**AIM OF THE EXERCISE:** Reproduce, please, the span of lines beginning at the line with "Recreate this image" and ending at the line with "const y = d3.scaleLinear().domain([0, 2]).range([pB, pT]);", inclusive, minus any pictures.

--- Start INFORMATION PROVIDED ---

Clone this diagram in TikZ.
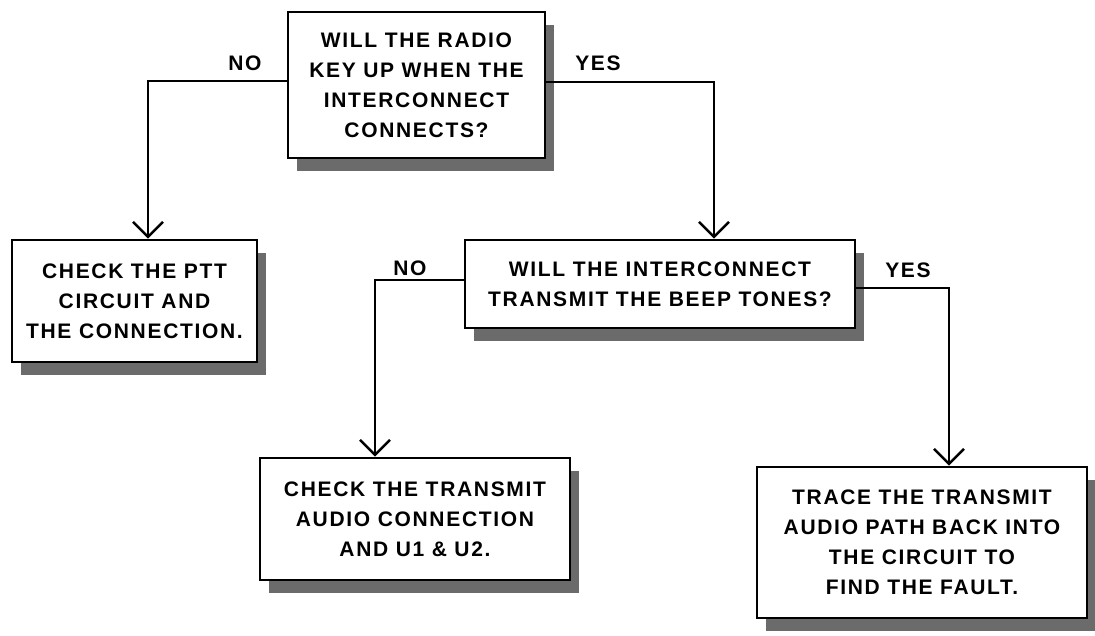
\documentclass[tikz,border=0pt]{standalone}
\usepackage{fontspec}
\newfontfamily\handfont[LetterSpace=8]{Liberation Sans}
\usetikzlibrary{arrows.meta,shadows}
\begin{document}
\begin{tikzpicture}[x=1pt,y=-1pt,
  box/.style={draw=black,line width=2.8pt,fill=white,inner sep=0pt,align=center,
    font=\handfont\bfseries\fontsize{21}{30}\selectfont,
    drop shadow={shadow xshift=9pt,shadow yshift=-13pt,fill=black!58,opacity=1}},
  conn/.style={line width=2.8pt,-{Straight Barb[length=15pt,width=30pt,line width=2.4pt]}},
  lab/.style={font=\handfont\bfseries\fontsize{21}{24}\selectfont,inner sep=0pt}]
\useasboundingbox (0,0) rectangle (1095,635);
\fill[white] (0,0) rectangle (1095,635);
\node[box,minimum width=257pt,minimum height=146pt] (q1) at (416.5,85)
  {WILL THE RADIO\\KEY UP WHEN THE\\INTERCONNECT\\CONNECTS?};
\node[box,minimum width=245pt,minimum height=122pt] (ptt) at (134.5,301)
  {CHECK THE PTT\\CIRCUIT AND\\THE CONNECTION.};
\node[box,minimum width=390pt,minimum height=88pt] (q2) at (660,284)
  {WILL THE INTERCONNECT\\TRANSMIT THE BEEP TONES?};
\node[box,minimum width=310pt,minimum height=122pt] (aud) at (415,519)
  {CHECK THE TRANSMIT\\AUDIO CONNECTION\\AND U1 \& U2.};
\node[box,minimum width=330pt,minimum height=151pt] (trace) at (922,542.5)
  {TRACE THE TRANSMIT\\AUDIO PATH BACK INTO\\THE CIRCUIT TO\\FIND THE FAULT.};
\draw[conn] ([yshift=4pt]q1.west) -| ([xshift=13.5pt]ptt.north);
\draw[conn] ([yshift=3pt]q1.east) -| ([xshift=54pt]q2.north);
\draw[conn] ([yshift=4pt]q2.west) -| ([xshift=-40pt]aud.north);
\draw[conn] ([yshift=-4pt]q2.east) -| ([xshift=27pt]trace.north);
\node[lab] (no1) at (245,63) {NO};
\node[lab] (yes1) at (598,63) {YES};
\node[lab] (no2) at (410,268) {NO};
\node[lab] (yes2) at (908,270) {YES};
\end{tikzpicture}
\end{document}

--- End INFORMATION PROVIDED ---
--- Start INFORMATION PROVIDED ---

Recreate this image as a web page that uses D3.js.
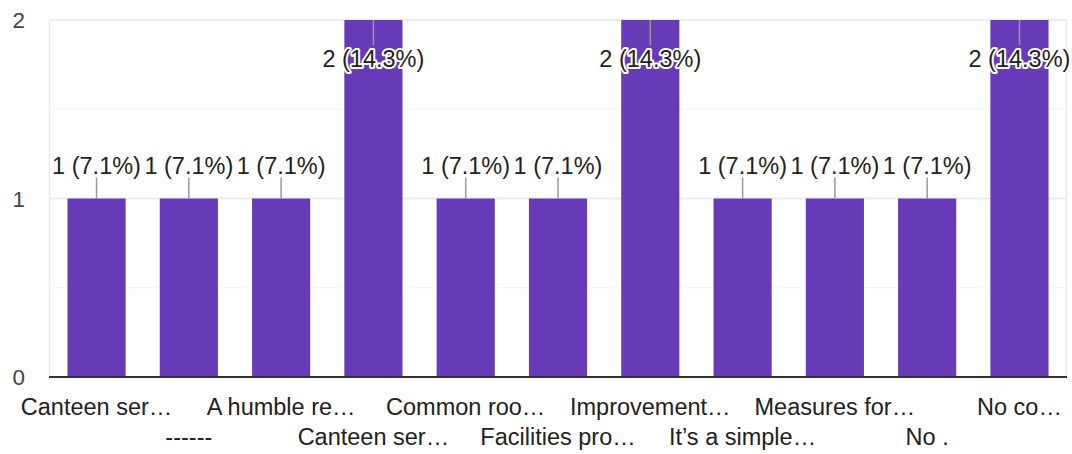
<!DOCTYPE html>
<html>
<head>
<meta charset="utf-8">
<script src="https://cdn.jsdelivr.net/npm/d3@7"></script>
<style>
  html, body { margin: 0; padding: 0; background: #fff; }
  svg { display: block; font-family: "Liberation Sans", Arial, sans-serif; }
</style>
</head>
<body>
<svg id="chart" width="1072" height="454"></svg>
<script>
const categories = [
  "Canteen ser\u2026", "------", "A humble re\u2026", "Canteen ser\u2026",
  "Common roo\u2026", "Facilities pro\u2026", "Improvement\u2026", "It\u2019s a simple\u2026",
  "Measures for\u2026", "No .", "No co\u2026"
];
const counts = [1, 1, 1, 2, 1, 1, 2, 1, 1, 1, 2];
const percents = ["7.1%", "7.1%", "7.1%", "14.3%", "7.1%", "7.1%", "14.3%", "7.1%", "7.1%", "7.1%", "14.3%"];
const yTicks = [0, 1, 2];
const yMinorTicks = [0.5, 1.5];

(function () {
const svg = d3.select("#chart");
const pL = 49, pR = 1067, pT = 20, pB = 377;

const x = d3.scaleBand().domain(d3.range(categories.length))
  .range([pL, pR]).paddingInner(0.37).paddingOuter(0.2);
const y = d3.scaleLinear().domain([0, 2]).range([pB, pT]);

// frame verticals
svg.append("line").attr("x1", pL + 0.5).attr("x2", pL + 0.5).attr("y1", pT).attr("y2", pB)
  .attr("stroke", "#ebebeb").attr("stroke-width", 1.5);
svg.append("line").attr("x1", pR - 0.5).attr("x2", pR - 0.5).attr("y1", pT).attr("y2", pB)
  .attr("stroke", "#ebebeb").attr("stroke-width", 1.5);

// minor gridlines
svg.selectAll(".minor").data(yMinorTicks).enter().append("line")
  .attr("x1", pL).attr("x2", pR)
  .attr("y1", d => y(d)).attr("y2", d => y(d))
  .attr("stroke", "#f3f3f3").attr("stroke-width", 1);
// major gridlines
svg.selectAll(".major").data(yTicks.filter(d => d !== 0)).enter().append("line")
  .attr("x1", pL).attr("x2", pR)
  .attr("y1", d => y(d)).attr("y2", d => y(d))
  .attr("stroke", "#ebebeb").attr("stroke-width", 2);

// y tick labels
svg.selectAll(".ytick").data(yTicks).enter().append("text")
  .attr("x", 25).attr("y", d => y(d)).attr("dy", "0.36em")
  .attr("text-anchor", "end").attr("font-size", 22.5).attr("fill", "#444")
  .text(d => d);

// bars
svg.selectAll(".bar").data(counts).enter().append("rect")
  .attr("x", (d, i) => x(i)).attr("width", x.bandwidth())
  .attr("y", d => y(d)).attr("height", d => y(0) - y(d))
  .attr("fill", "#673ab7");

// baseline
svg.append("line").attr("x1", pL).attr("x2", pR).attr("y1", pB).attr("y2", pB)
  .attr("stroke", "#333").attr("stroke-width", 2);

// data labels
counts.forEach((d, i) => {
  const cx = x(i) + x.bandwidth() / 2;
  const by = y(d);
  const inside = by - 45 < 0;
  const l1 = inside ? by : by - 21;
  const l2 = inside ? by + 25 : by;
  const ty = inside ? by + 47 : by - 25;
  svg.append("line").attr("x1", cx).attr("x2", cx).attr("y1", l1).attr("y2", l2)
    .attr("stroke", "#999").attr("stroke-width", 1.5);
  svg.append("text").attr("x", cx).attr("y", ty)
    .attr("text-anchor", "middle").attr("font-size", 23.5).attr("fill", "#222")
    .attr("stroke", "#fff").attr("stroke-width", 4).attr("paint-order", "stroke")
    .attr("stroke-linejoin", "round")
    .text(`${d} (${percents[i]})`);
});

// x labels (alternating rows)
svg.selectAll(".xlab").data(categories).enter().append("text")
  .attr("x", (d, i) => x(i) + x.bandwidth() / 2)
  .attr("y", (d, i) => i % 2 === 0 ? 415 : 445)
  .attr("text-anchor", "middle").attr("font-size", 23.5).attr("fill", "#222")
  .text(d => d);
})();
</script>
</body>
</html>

--- End INFORMATION PROVIDED ---

**ANSWER TO THIS EXERCISE:**
Recreate this image as a web page that uses D3.js.
<!DOCTYPE html>
<html>
<head>
<meta charset="utf-8">
<script src="https://cdn.jsdelivr.net/npm/d3@7"></script>
<style>
  html, body { margin: 0; padding: 0; background: #fff; }
  svg { display: block; font-family: "Liberation Sans", Arial, sans-serif; }
</style>
</head>
<body>
<svg id="chart" width="1072" height="454"></svg>
<script>
const categories = [
  "Canteen ser\u2026", "------", "A humble re\u2026", "Canteen ser\u2026",
  "Common roo\u2026", "Facilities pro\u2026", "Improvement\u2026", "It\u2019s a simple\u2026",
  "Measures for\u2026", "No .", "No co\u2026"
];
const counts = [1, 1, 1, 2, 1, 1, 2, 1, 1, 1, 2];
const percents = ["7.1%", "7.1%", "7.1%", "14.3%", "7.1%", "7.1%", "14.3%", "7.1%", "7.1%", "7.1%", "14.3%"];
const yTicks = [0, 1, 2];
const yMinorTicks = [0.5, 1.5];

(function () {
const svg = d3.select("#chart");
const pL = 49, pR = 1067, pT = 20, pB = 377;

const x = d3.scaleBand().domain(d3.range(categories.length))
  .range([pL, pR]).paddingInner(0.37).paddingOuter(0.2);
const y = d3.scaleLinear().domain([0, 2]).range([pB, pT]);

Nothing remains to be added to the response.